There is also a positional issue hidden behind KV retrieval. Retrieved patch, frame, and segment KV blocks are eventually concatenated into one context, but those keys were produced under their own prefill positions. For RoPE-based models, and especially mRoPE-style VLMs, the order of concatenation and the positional meaning of retrieved KV are not just bookkeeping details. They can affect how the question attends to the retrieved memory.

Another thing to watch is the number of hyperparameters: granularity sizes, retention ratios, attention / frequency weights, retrieval budgets, reranking weights, top segment count, FPS, and layer choices. Many of the reported settings look tuned for the evaluated setup. The paper gives useful ablations, but it is still not fully clear how sensitive the method is when these parameters move, or how much retuning is needed for a different backbone or video domain.

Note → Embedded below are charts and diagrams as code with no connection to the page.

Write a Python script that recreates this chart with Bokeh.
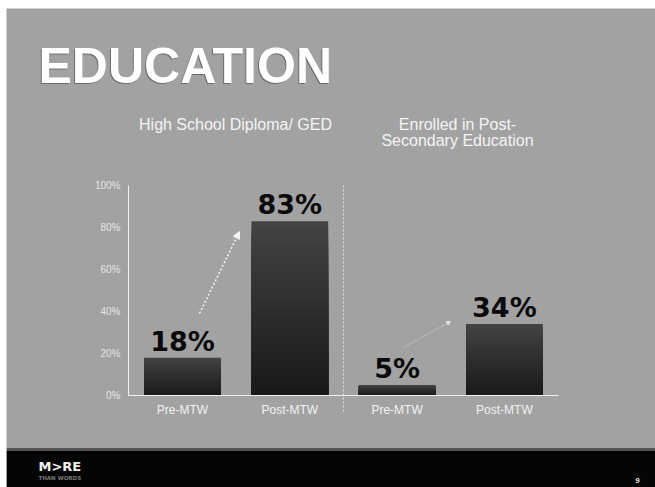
from bokeh.plotting import figure
from bokeh.models import (Range1d, LinearAxis, FixedTicker, PrintfTickFormatter,
                          Arrow, NormalHead)
from bokeh.core.properties import value
from bokeh.embed import file_html
from bokeh.resources import INLINE

# ---------------- data ----------------
categories = ["Pre-MTW", "Post-MTW", "Pre-MTW", "Post-MTW"]
positions = [0, 1, 2, 3]
values = [18, 83, 5, 34]
group_titles = [["High School Diploma/ GED"], ["Enrolled in Post-", "Secondary Education"]]
y_ticks = [0, 20, 40, 60, 80, 100]
slide_title = "EDUCATION"

# ---------------- layout helpers (pixel -> data) ----------------
def px2x(px):
    return (px - 182.0) / 107.3

def py2y(py):
    return (395.0 - py) / 2.1

W, H = 655, 487
GREY = "#a2a2a2"
BASE = 0.39  # baseline correction factor (fraction of font size)

p = figure(width=W, height=H, output_backend="svg", toolbar_location=None,
           x_axis_type=None, y_axis_type=None,
           x_range=Range1d(px2x(6), px2x(W)), y_range=Range1d(py2y(H), py2y(8)),
           min_border_left=6, min_border_top=8, min_border_right=0, min_border_bottom=0)
p.outline_line_color = None
p.background_fill_color = GREY
p.border_fill_color = "white"
p.grid.visible = False

# footer band
p.quad(left=[px2x(6)], right=[px2x(W)], bottom=[py2y(H)], top=[py2y(450)],
       fill_color="#050505", line_color=None)
p.segment(x0=[px2x(6)], x1=[px2x(W)], y0=[py2y(448.5)], y1=[py2y(448.5)],
          line_color="#555555", line_width=2)

# bars with vertical gradient (overlapping layers, lightest on top edge)
N = 24
bx, bt, bc = [], [], []
for k in range(N):
    f = 1 - k / (N - 1)
    g = int(round(0x1a + (0x42 - 0x1a) * f))
    col = "#%02x%02x%02x" % (g, g, g)
    for xi, v in zip(positions, values):
        bx.append(xi)
        bt.append(v * (N - k) / N)
        bc.append(col)
p.vbar(x=bx, bottom=0, top=bt, width=0.715, fill_color=bc, line_color=None)

# value labels
fs = 27
p.text(x=positions, y=values, text=[f"{v}%" for v in values],
       text_font=value("DejaVu Sans"), text_font_style="bold", text_font_size=f"{fs}px",
       text_color="#0a0a0a", text_align="center", text_baseline="alphabetic",
       y_offset=-6 - BASE * fs)

# separator
p.segment(x0=[1.5], x1=[1.5], y0=[100], y1=[py2y(413)], line_color="#e4e4e4",
          line_width=1, line_dash="2 2")

# arrows
p.add_layout(Arrow(x_start=px2x(199), y_start=py2y(313), x_end=px2x(239), y_end=py2y(231),
                   line_color="#f4f4f4", line_width=1.5, line_dash="2 2",
                   end=NormalHead(size=7, fill_color="#f4f4f4", line_color="#f4f4f4")))
p.add_layout(Arrow(x_start=px2x(403), y_start=py2y(347), x_end=px2x(450), y_end=py2y(321),
                   line_color="#c4c4c4", line_width=1, line_alpha=0.7,
                   end=NormalHead(size=4, fill_color="#e0e0e0", line_color="#e0e0e0")))

# y axis
yax = LinearAxis(fixed_location=px2x(128), bounds=(0, 100),
                 ticker=FixedTicker(ticks=y_ticks),
                 formatter=PrintfTickFormatter(format="%d%%"))
yax.axis_line_color = "#f2f2f2"
yax.axis_line_width = 1
yax.major_tick_in = 0
yax.major_tick_out = 0
yax.minor_tick_in = 0
yax.minor_tick_out = 0
yax.major_label_standoff = 8
yax.major_label_text_font = "Liberation Sans"
yax.major_label_text_font_size = "10px"
yax.major_label_text_color = "#e6e6e6"
p.add_layout(yax, "left")

# x axis (baseline + category labels)
xax = LinearAxis(fixed_location=0, bounds=(px2x(128), px2x(558)),
                 ticker=FixedTicker(ticks=positions),
                 major_label_overrides={i: c for i, c in zip(positions, categories)})
xax.axis_line_color = "#f2f2f2"
xax.axis_line_width = 1
xax.major_tick_in = 0
xax.major_tick_out = 0
xax.minor_tick_in = 0
xax.minor_tick_out = 0
xax.major_label_standoff = 7
xax.major_label_text_font = "Liberation Sans"
xax.major_label_text_font_size = "12px"
xax.major_label_text_color = "#f2f2f2"
p.add_layout(xax, "below")

# group titles
gx = [px2x(235), px2x(457)]
for cx, lines in zip(gx, group_titles):
    for j, line in enumerate(lines):
        p.text(x=[cx], y=[py2y(130 + 16 * j)], text=[line],
               text_font=value("Liberation Sans"), text_font_size="16px",
               text_color="#f4f4f4", text_align="center", text_baseline="alphabetic",
               y_offset=-BASE * 16)

# slide title with subtle shadow
tfs = 50
p.text(x=[px2x(38)], y=[py2y(83)], text=[slide_title], x_offset=-1.0, y_offset=1.0 - BASE * tfs + 2,
       text_font=value("Liberation Sans"), text_font_style="bold", text_font_size=f"{tfs}px",
       text_color="#2a2a2a", text_alpha=0.45, text_align="left", text_baseline="alphabetic")
p.text(x=[px2x(38)], y=[py2y(83)], text=[slide_title], y_offset=-BASE * tfs + 2,
       text_font=value("Liberation Sans"), text_font_style="bold", text_font_size=f"{tfs}px",
       text_color="#ffffff", text_align="left", text_baseline="alphabetic")

# footer logo and page number
p.text(x=[px2x(38)], y=[py2y(470)], text=["M>RE"], y_offset=-BASE * 14 + 1,
       text_font=value("DejaVu Sans"), text_font_style="bold", text_font_size="13px",
       text_color="#f0f0f0", text_align="left", text_baseline="alphabetic")
p.text(x=[px2x(38)], y=[py2y(478)], text=["THAN WORDS"], y_offset=-1,
       text_font=value("DejaVu Sans"), text_font_style="bold", text_font_size="5.5px",
       text_color="#7a7a7a", text_align="left", text_baseline="alphabetic")
p.text(x=[px2x(637)], y=[py2y(483)], text=["9"], y_offset=-3,
       text_font=value("Liberation Sans"), text_font_style="bold", text_font_size="8px",
       text_color="#e0e0e0", text_align="center", text_baseline="alphabetic")

open("out.html", "w").write(file_html(p, INLINE))
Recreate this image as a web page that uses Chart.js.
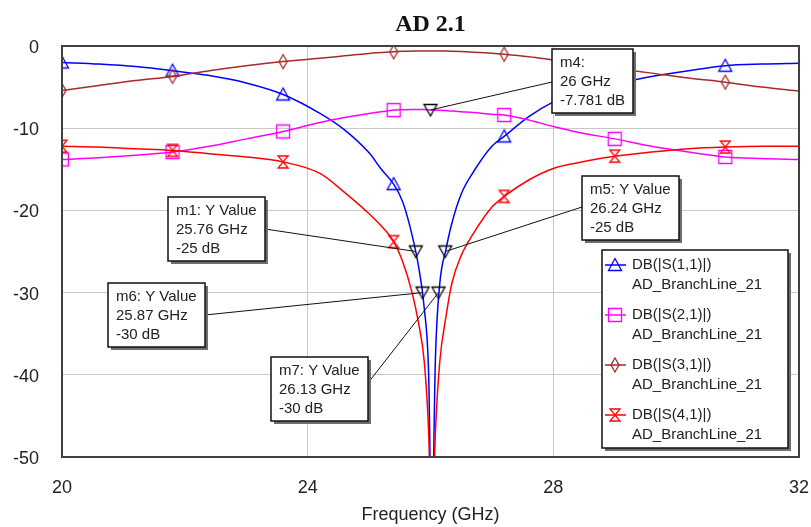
<!DOCTYPE html>
<html>
<head>
<meta charset="utf-8">
<script src="https://cdn.jsdelivr.net/npm/chart.js@4.4.0/dist/chart.umd.min.js"></script>
<style>
    html, body { margin: 0; padding: 0; background: #fff; }
    canvas { display: block; }
</style>
</head>
<body>
<canvas id="sparam" width="811" height="527"></canvas>
<script>
var freqs = [20, 20.6, 21.2, 21.8, 22.4, 23.0, 23.6, 24.2, 24.6, 25.0, 25.2, 25.4, 25.55, 25.7, 25.8, 25.9, 25.97,
    26.02, 26.08, 26.15, 26.25, 26.35, 26.5, 26.7, 27.0, 27.2, 27.6, 28.0, 28.4, 29.0, 29.6, 30.2, 30.8, 31.4, 32];
var s11 = [-2.0, -2.2, -2.5, -3.0, -3.6, -4.5, -5.9, -8.2, -10.2, -13.0, -15.0, -16.8, -19.0, -23.0, -26.6, -32.0, -40,
    -60, -38, -29, -24.8, -21.5, -18.0, -15.3, -12.2, -11.0, -8.6, -6.8, -5.6, -4.6, -3.7, -3.0, -2.4, -2.2, -2.1];
var s21 = [-13.8, -13.6, -13.3, -12.9, -12.2, -11.3, -10.4, -9.3, -8.7, -8.2, -8.0, -7.8, -7.75, -7.72, -7.72, -7.74, -7.77,
    -7.78, -7.8, -7.82, -7.86, -7.92, -8.0, -8.1, -8.3, -8.4, -9.0, -9.8, -10.5, -11.3, -12.2, -12.9, -13.5, -13.7, -13.8];
var s31 = [-5.4, -4.8, -4.2, -3.7, -3.0, -2.4, -1.9, -1.5, -1.2, -0.9, -0.8, -0.7, -0.65, -0.62, -0.6, -0.6, -0.6,
    -0.6, -0.6, -0.61, -0.62, -0.64, -0.68, -0.75, -0.88, -1.0, -1.3, -1.7, -2.1, -2.7, -3.3, -3.9, -4.4, -5.0, -5.5];
var s41 = [-12.2, -12.3, -12.5, -12.7, -13.1, -13.5, -14.1, -15.5, -17.8, -20.4, -21.9, -23.8, -26.3, -30.0, -33.5, -38.5, -47,
    -60, -47, -38.5, -33, -28.8, -25.5, -22.8, -19.6, -18.3, -16.3, -14.9, -14.2, -13.4, -12.9, -12.5, -12.3, -12.2, -12.2];

// frequencies where the trace symbols sit
var symbolFreqs = [20, 21.8, 23.6, 25.4, 27.2, 29.0, 30.8];

var traceNames = ['DB(|S(1,1)|)', 'DB(|S(2,1)|)', 'DB(|S(3,1)|)', 'DB(|S(4,1)|)'];
var traceSource = 'AD_BranchLine_21';

var markerNames = ['m1', 'm4', 'm5', 'm6', 'm7'];
var markerTitles = ['m1: Y Value', 'm4:', 'm5: Y Value', 'm6: Y Value', 'm7: Y Value'];
var markerFreqs = [25.76, 26, 26.24, 25.87, 26.13];
var markerDb = [-25, -7.781, -25, -30, -30];
var markerFreqText = ['25.76', '26', '26.24', '25.87', '26.13'];
var markerDbText = ['-25', '-7.781', '-25', '-30', '-30'];

var yTicks = [0, -10, -20, -30, -40, -50];
var xTicks = [20, 24, 28, 32];

// where the marker readout boxes go (top-left corner, in axis units)
var boxPlace = {
    m1: {f: 21.73, db: -18.4, side: 'right', dy: 32},
    m4: {f: 27.98, db: -0.4, side: 'left', dy: 33},
    m5: {f: 28.47, db: -15.85, side: 'left', dy: 31},
    m6: {f: 20.75, db: -28.8, side: 'right', dy: 32},
    m7: {f: 23.40, db: -37.8, side: 'right', dy: 26}
};
var legendPlace = {f: 28.79, db: -24.76, w: 186, h: 198};

var colors = ['#0000ff', '#ff00ff', '#a52a2a', '#ff0000'];
var FONT = '"Liberation Sans", Arial, sans-serif';

function makeSymbol(kind, color) {
    var c = document.createElement('canvas');
    c.width = 18;
    c.height = 18;
    var g = c.getContext('2d');
    g.strokeStyle = color;
    g.lineWidth = 1.3;
    g.translate(9, 9);
    g.beginPath();
    if (kind === 'tri') {
        g.moveTo(0, -6.5); g.lineTo(6.5, 5.5); g.lineTo(-6.5, 5.5); g.closePath();
    } else if (kind === 'square') {
        g.rect(-6.5, -6.5, 13, 13);
    } else if (kind === 'diamond') {
        g.moveTo(0, -7); g.lineTo(4, 0); g.lineTo(0, 7); g.lineTo(-4, 0); g.closePath();
    } else if (kind === 'hourglass') {
        g.moveTo(-5, -6); g.lineTo(5, -6); g.lineTo(-5, 6); g.lineTo(5, 6); g.closePath();
    } else if (kind === 'down') {
        g.moveTo(-6.5, -5.5); g.lineTo(6.5, -5.5); g.lineTo(0, 6); g.closePath();
    }
    g.stroke();
    return c;
}

var symbols = [
    makeSymbol('tri', colors[0]),
    makeSymbol('square', colors[1]),
    makeSymbol('diamond', colors[2]),
    makeSymbol('hourglass', colors[3])
];
var markerSymbol = makeSymbol('down', '#000');

function toPoints(vals) {
    var pts = [];
    for (var i = 0; i < freqs.length; i++) {
        pts.push({x: freqs[i], y: vals[i]});
    }
    return pts;
}

function traceSet(label, vals, idx) {
    return {
        label: label,
        data: toPoints(vals),
        showLine: true,
        borderColor: colors[idx],
        borderWidth: 1.5,
        cubicInterpolationMode: 'monotone',
        pointStyle: symbols[idx],
        pointRadius: function (ctx) {
            return symbolFreqs.indexOf(ctx.raw.x) >= 0 ? 6 : 0;
        },
        order: 4 - idx
    };
}

var markerPoints = [];
for (var i = 0; i < markerNames.length; i++) {
    markerPoints.push({x: markerFreqs[i], y: markerDb[i]});
}

var dataSets = [
    traceSet(traceNames[0], s11, 0),
    traceSet(traceNames[1], s21, 1),
    traceSet(traceNames[2], s31, 2),
    traceSet(traceNames[3], s41, 3),
    {
        label: 'markers',
        data: markerPoints,
        showLine: false,
        pointStyle: markerSymbol,
        pointRadius: 6,
        order: -1
    }
];

function drawShadowBox(ctx, x, y, w, h) {
    ctx.fillStyle = '#6e6e6e';
    ctx.fillRect(x + 3, y + 3, w, h);
    ctx.fillStyle = '#fff';
    ctx.fillRect(x, y, w, h);
    ctx.strokeStyle = '#111';
    ctx.lineWidth = 1.5;
    ctx.strokeRect(x, y, w, h);
}

var overlay = {
    id: 'overlay',
    afterDatasetsDraw: function (chart) {
        var ctx = chart.ctx;
        var a = chart.chartArea;
        var xs = chart.scales.x, ys = chart.scales.y;

        ctx.save();
        // plot frame
        ctx.strokeStyle = '#404040';
        ctx.lineWidth = 2;
        ctx.strokeRect(a.left, a.top, a.right - a.left, a.bottom - a.top);

        ctx.font = '15px ' + FONT;
        ctx.textBaseline = 'middle';
        ctx.textAlign = 'left';

        // marker readouts
        var boxes = [];
        for (var i = 0; i < markerNames.length; i++) {
            var p = boxPlace[markerNames[i]];
            var lines = [markerTitles[i], markerFreqText[i] + ' GHz', markerDbText[i] + ' dB'];
            var w = 0;
            lines.forEach(function (t) { w = Math.max(w, ctx.measureText(t).width); });
            w = Math.round(w + 16);
            var h = 64;
            var bx = Math.round(xs.getPixelForValue(p.f));
            var by = Math.round(ys.getPixelForValue(p.db));
            boxes.push({x: bx, y: by, w: w, h: h, lines: lines});

            var lx = p.side === 'left' ? bx : bx + w;
            ctx.strokeStyle = '#111';
            ctx.lineWidth = 1;
            ctx.beginPath();
            ctx.moveTo(lx, by + p.dy);
            ctx.lineTo(xs.getPixelForValue(markerFreqs[i]), ys.getPixelForValue(markerDb[i]));
            ctx.stroke();
        }
        boxes.forEach(function (b) {
            drawShadowBox(ctx, b.x, b.y, b.w, b.h);
            ctx.fillStyle = '#222';
            b.lines.forEach(function (t, k) {
                ctx.fillText(t, b.x + 8, b.y + 14 + k * 19);
            });
        });

        // legend
        var lx0 = Math.round(xs.getPixelForValue(legendPlace.f));
        var ly0 = Math.round(ys.getPixelForValue(legendPlace.db));
        drawShadowBox(ctx, lx0, ly0, legendPlace.w, legendPlace.h);
        for (var j = 0; j < traceNames.length; j++) {
            var ty = ly0 + 15 + j * 50;
            ctx.strokeStyle = colors[j];
            ctx.lineWidth = 1.5;
            ctx.beginPath();
            ctx.moveTo(lx0 + 3, ty);
            ctx.lineTo(lx0 + 24, ty);
            ctx.stroke();
            ctx.drawImage(symbols[j], lx0 + 13 - 9, ty - 9);
            ctx.fillStyle = '#222';
            ctx.fillText(traceNames[j], lx0 + 30, ty);
            ctx.fillText(traceSource, lx0 + 30, ty + 20);
        }

        // title
        ctx.font = 'bold 24px "Liberation Serif", "Times New Roman", serif';
        ctx.textAlign = 'center';
        ctx.fillStyle = '#111';
        ctx.fillText('AD 2.1', (a.left + a.right) / 2, 25);
        ctx.restore();
    }
};

new Chart(document.getElementById('sparam').getContext('2d'), {
    type: 'scatter',
    data: {
        datasets: dataSets
    },
    options: {
        responsive: false,
        maintainAspectRatio: false,
        animation: false,
        events: [],
        layout: {
            padding: {top: 46, right: 12, left: 0, bottom: 0}
        },
        scales: {
            x: {
                type: 'linear',
                min: xTicks[0],
                max: xTicks[xTicks.length - 1],
                afterFit: function (s) {
                    s.height = 70;
                    s.paddingLeft = 0;
                    s.paddingRight = 0;
                },
                afterBuildTicks: function (s) {
                    s.ticks = xTicks.map(function (v) { return {value: v}; });
                },
                border: {display: false},
                grid: {
                    drawTicks: false,
                    lineWidth: 1,
                    color: function (c) {
                        var v = c.tick && c.tick.value;
                        return (v === 20 || v === 32) ? 'rgba(0,0,0,0)' : '#c8c8c8';
                    }
                },
                ticks: {
                    padding: 20,
                    color: '#222',
                    font: {family: FONT, size: 18}
                },
                title: {
                    display: true,
                    text: 'Frequency (GHz)',
                    color: '#222',
                    font: {family: FONT, size: 18},
                    padding: {top: 0, bottom: 1}
                }
            },
            y: {
                type: 'linear',
                min: -50,
                max: 0,
                afterFit: function (s) { s.width = 62; },
                afterBuildTicks: function (s) {
                    s.ticks = yTicks.map(function (v) { return {value: v}; });
                },
                border: {display: false},
                grid: {
                    drawTicks: false,
                    lineWidth: 1,
                    color: function (c) {
                        var v = c.tick && c.tick.value;
                        return (v === 0 || v === -50) ? 'rgba(0,0,0,0)' : '#c8c8c8';
                    }
                },
                ticks: {
                    padding: 23,
                    labelOffset: 2,
                    color: '#222',
                    font: {family: FONT, size: 18}
                }
            }
        },
        plugins: {
            legend: {display: false},
            tooltip: {enabled: false},
            title: {display: false}
        }
    },
    plugins: [overlay]
});
</script>
</body>
</html>
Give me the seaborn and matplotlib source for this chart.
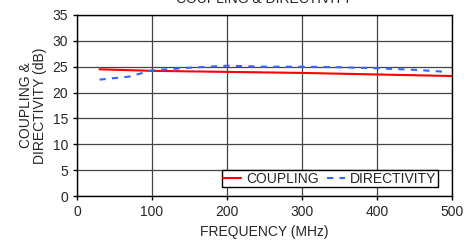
import pandas as pd
import seaborn as sns
import matplotlib.pyplot as plt

freq_coupling = [30, 100, 200, 300, 400, 500]
coupling = [24.5, 24.2, 24.0, 23.8, 23.5, 23.2]

freq_directivity = [30, 70, 100, 150, 200, 250, 300, 350, 400, 450, 493]
directivity = [22.5, 23.1, 24.3, 24.8, 25.2, 25.0, 25.0, 24.9, 24.7, 24.4, 24.0]

sns.set_style('white')
plt.rcParams['font.family'] = ['Liberation Sans', 'DejaVu Sans']

df = pd.concat([
    pd.DataFrame({'freq': freq_coupling, 'val': coupling, 'series': 'COUPLING'}),
    pd.DataFrame({'freq': freq_directivity, 'val': directivity, 'series': 'DIRECTIVITY'}),
])

fig = plt.figure(figsize=(4.77, 2.44), dpi=100)
ax = fig.add_axes([77 / 477, 1 - 196 / 244, 375 / 477, 181 / 244])

sns.lineplot(data=df, x='freq', y='val', hue='series', style='series',
             palette={'COUPLING': '#ff0000', 'DIRECTIVITY': '#3366ff'},
             dashes={'COUPLING': '', 'DIRECTIVITY': (3, 3)},
             linewidth=1.5, ax=ax)

ax.set_xlim(0, 500)
ax.set_ylim(0, 35)
ax.set_xticks(range(0, 501, 100))
ax.set_yticks(range(0, 36, 5))
ax.grid(True, color='#444444', linewidth=0.9)
for s in ax.spines.values():
    s.set_color('black')
    s.set_linewidth(1)
ax.tick_params(axis='both', labelsize=10, direction='out', length=3, width=1, color='black', left=True, bottom=True)

ax.set_xlabel('FREQUENCY (MHz)', fontsize=10)
ax.set_ylabel('COUPLING &\nDIRECTIVITY (dB)', fontsize=10, linespacing=1.0)
fig.text((77 + 375 / 2) / 477, 1.005, 'COUPLING & DIRECTIVITY', ha='center', va='center', fontsize=10)

leg = ax.legend(loc='lower right', bbox_to_anchor=(0.962, 0.05), ncol=2, fontsize=10,
                frameon=True, fancybox=False, edgecolor='black', framealpha=1,
                handlelength=1.3, handletextpad=0.35, columnspacing=0.6,
                borderpad=0.1, borderaxespad=0)
leg.get_frame().set_linewidth(1)
leg.set_title(None)

fig.savefig('out.png', dpi=100)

Limitations / Open Questions

  • Patch-level and frame-level views are based on the middle frame of each segment. This is efficient, but may miss local details that appear only in other frames.
  • Retrieved KV blocks are concatenated into one generation context. The best ordering and positional treatment, especially for RoPE / mRoPE models, remains a real engineering question.
  • Counting remains weak in the reported StreamingBench results, suggesting a trade-off between semantic compression and exact visual evidence.
  • The method likely needs retuning across backbones and video domains because many choices are hyperparameter-driven.